Bombing In Aleppo Kills Over A Dozen Attending A Wake For Children
Tragedy continues to strike Syria and the city of Aleppo, where innocent people continue to be bombed and the attacks never seem to stop. The scope of the attacks is both tragic and shocking, as headlines of death and destruction continue to emerge from the city, sometimes making it hard to comprehend. On Sunday, a bombing in Aleppo killed over a dozen who were attending a wake for the victims of a previous attack.
According to CNN, a helicopter flew over the wake and dropped two barrel bombs just minutes apart from each other as people were mourning the deaths of children at a funeral. The barrel bombs killed at least 16 reported people as of Sunday morning, according to Syrian monitoring groups. The Aleppo Media Center, according to CNN, reported a different and higher death toll of 24 people from Sunday's attack.

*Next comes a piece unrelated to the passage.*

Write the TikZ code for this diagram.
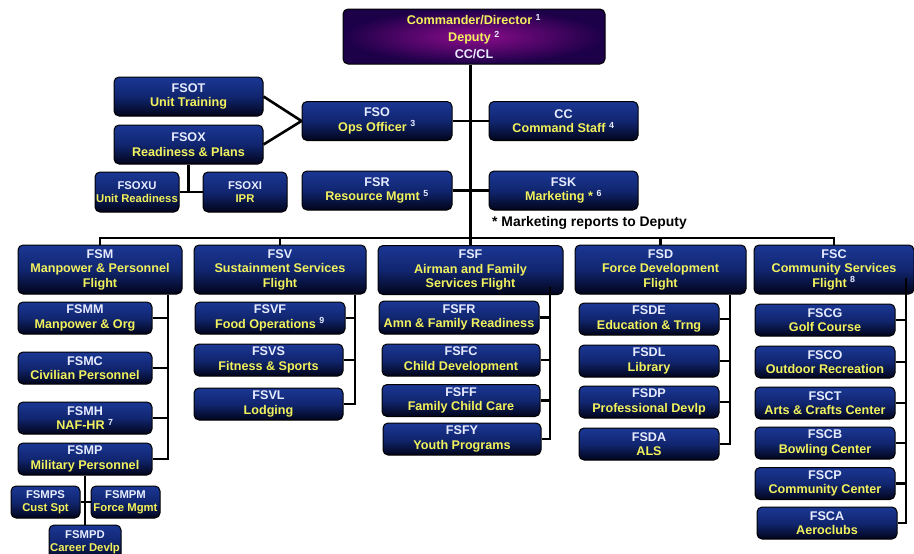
\documentclass[tikz,border=0pt]{standalone}
\usepackage{fontspec}
\setmainfont{Liberation Sans}
\usepackage{xcolor}
\usepackage{tikz}
\definecolor{boxtop}{HTML}{1B3794}
\definecolor{boxmid}{HTML}{112670}
\definecolor{boxbot}{HTML}{01041A}
\definecolor{cmdin}{HTML}{8C0C8C}
\definecolor{cmdout}{HTML}{1C0048}
\definecolor{lbl}{HTML}{F2F25C}
\definecolor{codecol}{HTML}{E8ECFF}
\newcommand\boxcode[1]{\textcolor{codecol}{#1}}
\newcommand\supnum[1]{\textsuperscript{\textcolor{codecol}{#1}}}
\tikzset{
  orgbox/.style={draw=black, line width=1pt, rounded corners=5pt, top color=boxtop, bottom color=boxbot, middle color=boxmid, text=lbl, align=center, inner sep=1pt, font=\fontsize{12.6}{14.5}\selectfont\bfseries},
  smallbox/.style={orgbox, font=\fontsize{11.3}{13}\selectfont\bfseries},
  topbox/.style={orgbox, shading=radial, inner color=cmdin, outer color=cmdout, font=\fontsize{12.6}{17}\selectfont\bfseries},
  wire/.style={draw=black, line width=2.6pt},
  note/.style={font=\fontsize{13.9}{16}\selectfont\bfseries, text=black, inner sep=0pt}
}
\begin{document}
\begin{tikzpicture}[x=1pt, y=-1pt]%
\useasboundingbox (0,0) rectangle (914,554);%
\node[topbox, minimum width=262pt, minimum height=55pt] (cmd) at (474,36.5) {Commander/Director \supnum{1}\\Deputy \supnum{2}\\\boxcode{CC/CL}};%
\node[orgbox, minimum width=149pt, minimum height=39pt] (fsot) at (188.5,96.5) {\boxcode{FSOT}\\Unit Training};%
\node[orgbox, minimum width=149pt, minimum height=39pt] (fsox) at (188.5,144.5) {\boxcode{FSOX}\\Readiness \& Plans};%
\node[smallbox, minimum width=84pt, minimum height=40pt] (fsoxu) at (137,192) {\boxcode{FSOXU}\\Unit Readiness};%
\node[smallbox, minimum width=84pt, minimum height=40pt] (fsoxi) at (245,192) {\boxcode{FSOXI}\\IPR};%
\node[orgbox, minimum width=150pt, minimum height=39pt] (fso) at (377,121) {\boxcode{FSO}\\Ops Officer \supnum{3}};%
\node[orgbox, minimum width=149pt, minimum height=39pt] (cc) at (563.5,121) {\boxcode{CC}\\Command Staff \supnum{4}};%
\node[orgbox, minimum width=150pt, minimum height=39pt] (fsr) at (377,190.5) {\boxcode{FSR}\\Resource Mgmt \supnum{5}};%
\node[orgbox, minimum width=149pt, minimum height=39pt] (fsk) at (563.5,190.5) {\boxcode{FSK}\\Marketing * \supnum{6}};%
\node[note, anchor=west] (mktnote) at (492,223) {* Marketing reports to Deputy};%
\node[orgbox, minimum width=164pt, minimum height=49pt] (fsm) at (100,269.5) {\boxcode{FSM}\\Manpower \& Personnel\\Flight};%
\node[orgbox, minimum width=172pt, minimum height=49pt] (fsv) at (280,269.5) {\boxcode{FSV}\\Sustainment Services\\Flight};%
\node[orgbox, minimum width=185pt, minimum height=49pt] (fsf) at (470.5,270) {\boxcode{FSF}\\Airman and Family\\Services Flight};%
\node[orgbox, minimum width=171pt, minimum height=49pt] (fsd) at (660.5,269.5) {\boxcode{FSD}\\Force Development\\Flight};%
\node[orgbox, minimum width=160pt, minimum height=49pt] (fsc) at (834,269.5) {\boxcode{FSC}\\Community Services\\Flight \supnum{8}};%
\node[orgbox, minimum width=134pt, minimum height=32pt] (fsmm) at (85,318) {\boxcode{FSMM}\\Manpower \& Org};%
\node[orgbox, minimum width=134pt, minimum height=32pt] (fsmc) at (85,368) {\boxcode{FSMC}\\Civilian Personnel};%
\node[orgbox, minimum width=134pt, minimum height=32pt] (fsmh) at (85,418) {\boxcode{FSMH}\\NAF-HR \supnum{7}};%
\node[orgbox, minimum width=134pt, minimum height=32pt] (fsmp) at (85,459) {\boxcode{FSMP}\\Military Personnel};%
\node[smallbox, minimum width=69pt, minimum height=32pt] (fsmps) at (45.5,502) {\boxcode{FSMPS}\\Cust Spt};%
\node[smallbox, minimum width=69pt, minimum height=32pt] (fsmpm) at (125.5,502) {\boxcode{FSMPM}\\Force Mgmt};%
\node[smallbox, minimum width=72pt, minimum height=35pt] (fsmpd) at (85,542.5) {\boxcode{FSMPD}\\Career Devlp};%
\node[orgbox, minimum width=150pt, minimum height=32pt] (fsvf) at (270,318) {\boxcode{FSVF}\\Food Operations \supnum{9}};%
\node[orgbox, minimum width=149pt, minimum height=32pt] (fsvs) at (268.5,360) {\boxcode{FSVS}\\Fitness \& Sports};%
\node[orgbox, minimum width=149pt, minimum height=32pt] (fsvl) at (268.5,404) {\boxcode{FSVL}\\Lodging};%
\node[orgbox, minimum width=160pt, minimum height=33pt] (fsfr) at (459,317.5) {\boxcode{FSFR}\\Amn \& Family Readiness};%
\node[orgbox, minimum width=158pt, minimum height=32pt] (fsfc) at (461,360) {\boxcode{FSFC}\\Child Development};%
\node[orgbox, minimum width=158pt, minimum height=32pt] (fsff) at (461,400.5) {\boxcode{FSFF}\\Family Child Care};%
\node[orgbox, minimum width=158pt, minimum height=32pt] (fsfy) at (462,439) {\boxcode{FSFY}\\Youth Programs};%
\node[orgbox, minimum width=140pt, minimum height=32pt] (fsde) at (649,319) {\boxcode{FSDE}\\Education \& Trng};%
\node[orgbox, minimum width=140pt, minimum height=32pt] (fsdl) at (649,361) {\boxcode{FSDL}\\Library};%
\node[orgbox, minimum width=140pt, minimum height=32pt] (fsdp) at (649,402) {\boxcode{FSDP}\\Professional Devlp};%
\node[orgbox, minimum width=140pt, minimum height=32pt] (fsda) at (649,444) {\boxcode{FSDA}\\ALS};%
\node[orgbox, minimum width=140pt, minimum height=32pt] (fscg) at (825,320) {\boxcode{FSCG}\\Golf Course};%
\node[orgbox, minimum width=140pt, minimum height=32pt] (fsco) at (825,362) {\boxcode{FSCO}\\Outdoor Recreation};%
\node[orgbox, minimum width=140pt, minimum height=32pt] (fsct) at (825,403) {\boxcode{FSCT}\\Arts \& Crafts Center};%
\node[orgbox, minimum width=140pt, minimum height=32pt] (fscb) at (825,443) {\boxcode{FSCB}\\Bowling Center};%
\node[orgbox, minimum width=140pt, minimum height=32pt] (fscp) at (825,483.5) {\boxcode{FSCP}\\Community Center};%
\node[orgbox, minimum width=140pt, minimum height=32pt] (fsca) at (827,523) {\boxcode{FSCA}\\Aeroclubs};%
\coordinate (busy) at (0,238);%
\draw[wire] (cmd.south -| fsf.north) -- (fsf.north);%
\draw[wire] (fsm.north) |- (fsc.north |- busy) -- (fsc.north);%
\draw[wire] (fsv.north) -- (fsv.north |- busy);%
\draw[wire] (fsd.north) -- (fsd.north |- busy);%
\draw[wire] (fso.east) -- (cc.west);%
\draw[wire] (fsr.east) -- (fsk.west);%
\draw[wire] (fsot.east) -- (fso.west);%
\draw[wire] (fsox.east) -- (fso.west);%
\draw[wire] (fsox.south) -- (fsox.south |- fsoxu.east);%
\draw[wire] (fsoxu.east) -- (fsoxi.west);%
\path (fsm.south) ++(68,0) coordinate (fsmspine);%
\draw[wire] (fsmspine) |- (fsmp.east);%
\draw[wire] (fsmm.east) -- (fsmm.east -| fsmspine);%
\draw[wire] (fsmc.east) -- (fsmc.east -| fsmspine);%
\draw[wire] (fsmh.east) -- (fsmh.east -| fsmspine);%
\draw[wire] (fsmp.south) -- (fsmpd.north);%
\draw[wire] (fsmps.east) -- (fsmpm.west);%
\path (fsv.south) ++(75,0) coordinate (fsvspine);%
\draw[wire] (fsvspine) |- (fsvl.east);%
\draw[wire] (fsvf.east) -- (fsvf.east -| fsvspine);%
\draw[wire] (fsvs.east) -- (fsvs.east -| fsvspine);%
\path (fsf.south) ++(79.5,-8) coordinate (fsfspine);%
\draw[wire] (fsfspine) |- (fsfy.east);%
\draw[wire] (fsfr.east) -- (fsfr.east -| fsfspine);%
\draw[wire] (fsfc.east) -- (fsfc.east -| fsfspine);%
\draw[wire] (fsff.east) -- (fsff.east -| fsfspine);%
\path (fsd.south) ++(69.5,0) coordinate (fsdspine);%
\draw[wire] (fsdspine) |- (fsda.east);%
\draw[wire] (fsde.east) -- (fsde.east -| fsdspine);%
\draw[wire] (fsdl.east) -- (fsdl.east -| fsdspine);%
\draw[wire] (fsdp.east) -- (fsdp.east -| fsdspine);%
\path (fsc.south) ++(72,-17) coordinate (fscspine);%
\draw[wire] (fscspine) |- (fsca.east);%
\draw[wire] (fscg.east) -- (fscg.east -| fscspine);%
\draw[wire] (fsco.east) -- (fsco.east -| fscspine);%
\draw[wire] (fsct.east) -- (fsct.east -| fscspine);%
\draw[wire] (fscb.east) -- (fscb.east -| fscspine);%
\draw[wire] (fscp.east) -- (fscp.east -| fscspine);%
\end{tikzpicture}
\end{document}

According to CNN, barrel bombs are "oil drums filled with explosives" and other harmful materials that are then dropped by aircrafts and leaving destruction in their wake.
According to Sky News, the double barrel bomb attack on Sunday is known as a "double tap," which is supposed to lure "rescue workers to the scenes of carnage caused by barrel bombs and then dropping a second on them" this is reportedly "a standard trick of the Assad regime and its Russian allies."
According to NBC News, Aleppo is a rebel-held city, according to activists, and the Syrian Observatory for Human Rights has "blamed government aircraft" for the attack. However, according to CNN, Syrian President Bashar al-Assad has "categorically denied any use of barrel bombs by his forces" in a 2014 interview with the BBC.
But the worst part about Sunday's attack? According to CNN and NBC News, the wake that was attacked was a wake to mourn the victims from a similar attack on Thursday.
On Thursday, 15 people, including children, had been struck by barrel bombs in part of two attacks that occurred in Aleppo on Thursday, according to CNN. On Sunday morning, people were simply trying to mourn the lives and instead faced tragedy of their own.
These tragedies come on the heels of an image of a young Syrian boy, sitting in an ambulance and covered in soot and blood, that went viral earlier in the week. While the boy is still alive, the image and recent headlines represent one very important and upsetting thing: the warfare continues to go on and some are not fortunate enough to have survived attacks.
On Thursday, UNICEF released a statement declaring to help and save the lives of Syrian children by providing them vaccines, medicines, and the nutritional supplements that are necessary for them to get better. "The children of Aleppo must no longer live under constant fear of attack in what has become one of the most dangerous cities in the world," UNICEF Executive Director, Anthony Lake said in the statement.
The children of Aleppo should not have to live in fear of constant attack — fearing for their own lives or the lives of their families. These attacks, happening just days apart, are truly heartbreaking.